だが、そんなところに菫が固まって咲いていることがある。
わざわざ表通りに出て場所争いに明け暮れるより、身の丈を知ってさっさと自分の居場所をみきわめてしっかり地歩を固めようという意志があるように思えてくる。
おのれの本分をわきまえているというか、したたかに生きる道を知っているというのか。
こんな生き方を苦ともせず、自然に生きて來たなら、意外に人生は心豊かになっただろうなと思うこのごろである。
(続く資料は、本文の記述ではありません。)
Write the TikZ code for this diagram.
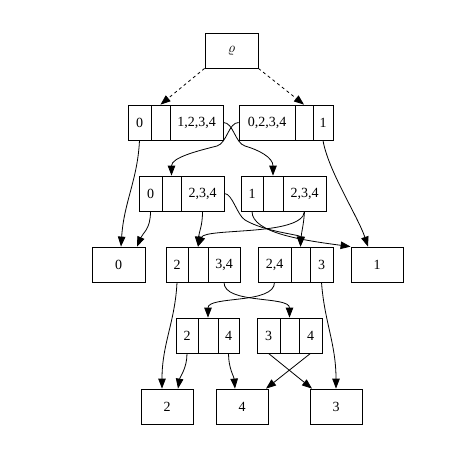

目立たずとも片隅でひっそりと健気に花を咲かせている植物があります。
同様に人間にもそんな生き方をこころがけている人がいるように思います。
そんな人ほど地に足をつけしたたかな人生を送っているのかもしれません。
長いマラソン人生ですから、ペースを守ることが大事ということでしょうね。
むらっ気の多い半生だったようです。
かたすみにあらそひさけて菫かな
『菫』って文字、可愛い10歳棋士・中邑菫ちゃんの登場で、
今年は いっぱい見られそう。
この句も、菫ちゃんの対局を思わせるようで、楽しいですね。
菫というのは小さすぎて、他より早く咲いてしまわないと自分の居場所の確保や種の保存もできませんよね。一所懸命に早春に咲いているのはまことに健気です。
菫ちゃんには世界相手に戦えるよう、たくましく育ってほしいものです。